WASHINGTON -- The Senate endorsed President Bush's climate-change policies yesterday, approving a measure that avoids mandatory reductions of heat-trapping pollution while still boosting government support for cleaner energy sources.
In a second setback for environmentalists, the Senate also agreed to conduct an inventory of offshore oil and gas resources that some senators called a prelude to drilling in coastal waters now off limits to energy development. An attempt to strip the inventory from a broad energy bill failed 52-44.
On climate change, Republicans rallied around a measure offered by Sen. Chuck Hagel, R-Neb., that would rely on voluntary industry measures to slow down the growth of heat-trapping emissions through an expansion of "private-public partnerships" to develop ways to produce energy with lower carbon emissions.
Carbon from burning fossil fuels is the principal heat-trapping gas that many scientists believe is warming the Earth.
The Hagel amendment was approved 66-29 and inserted into the energy legislation that Senate leaders hope to finish this week.
Among regional lawmakers, voluntary industry measures were supported by Sens. Arlen Specter and Rick Santorum, both R-Pa.; Mike DeWine and George Voinovich, both R-Ohio; and Jay Rockefeller, D-W.Va. They were opposed by Sen. Robert Byrd, D-W.Va.
Senators later began debate on a more ambitious climate-change measure that would require industry and power companies by 2010 to reduce heat-trapping emissions -- mainly carbon dioxide from burning fossil fuels -- to levels they were five years ago.
A vote on that proposal, offered by Sens. John McCain, R-Ariz., and Joe Lieberman, D-Conn., was scheduled for today. It was given slim chance of being approved. A third proposal, billed as a compromise, was abandoned by Sen. Jeff Bingaman, D-N.M., after it became clear that it would get scant GOP support.

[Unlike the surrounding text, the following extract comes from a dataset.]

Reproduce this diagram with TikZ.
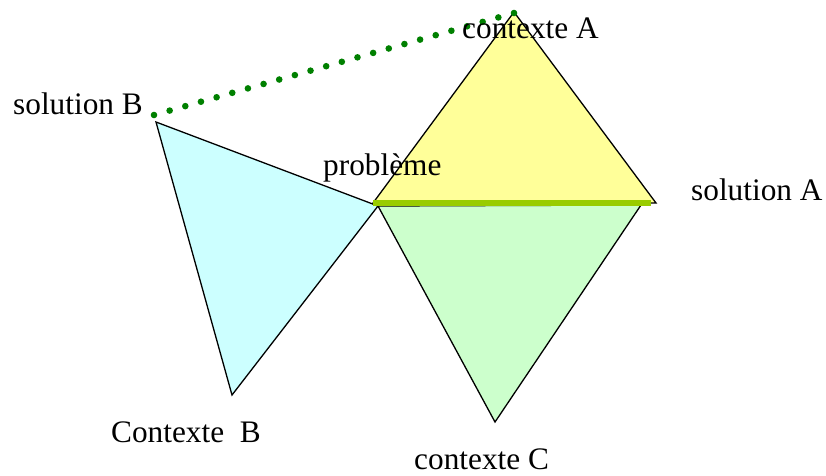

McCain and Lieberman argued that mandatory measures were needed to get industry to reduce its flow of heat-trapping pollution into the atmosphere. McCain called Hagel's measure "meaningless" because it has nothing to force industry to make greenhouse emission reductions.
"We've gone from outright opposition [to mandatory reductions] to a fig leaf," he said.
"It will do nothing to reduce our greenhouse gas emissions," Sen. Dianne Feinstein, D-Calif., said of the Hagel amendment, arguing that the McCain-Lieberman proposal was "the real climate amendment."
The Bush administration has opposed regulating carbon or other greenhouse gases, contending that voluntary actions by industry are already reducing the growth of emissions and that to go further would harm the economy and raise energy prices.
"The McCain-Lieberman amendment will put coal out of business," said Sen. George Voinovich, R-Ohio, as he supported the Hagel proposal.
Hagel described his measure as "a market-driven, technology-based approach" to dealing with climate change without imposing mandatory emission-reduction requirements on industry. Yet it will dampen the growth of greenhouse gases both in the United States and in developing countries, he said.
Environmentalists have dismissed Hagel's approach, saying it would do little to move climate policy beyond what the Bush administration is doing: relying on voluntary industry measures and focusing only on slowing the growth of greenhouse emissions, not reducing those emissions.
The inventory of oil and gas resources beneath the nation's Outer Continental Shelf was strongly criticized by some coastal senators, who said it would lead to drilling in areas where energy development has been barred since the 1980s.
Among regional lawmakers, the inventory was endorsed by Specter, Santorum, DeWine, Voinovich and Byrd. It was opposed by Rockefeller.
"It's the first step to drilling. It's the proverbial camel's nose under the tent," declared Sen. Bill Nelson, D-Fla., who said the Interior Department already is conducting an inventory of offshore energy resources every five years.
Proponents of the inventory said the country needs to know what offshore oil and gas resources might be available in future years. "This gives Americans full information of what is there," said Sen. Mary Landrieu, D-La. "This is not a drilling amendment."
Oil and gas development has been banned for more than two decades in almost all of the country's coastal acreage outside the western Gulf of Mexico. Congress enacted the first moratorium in 1981 and later expanded its reach and reaffirmed it every year. A succession of presidents have continued the moratorium since 1990. The latest extension, issued by President Bush, expires in 2012.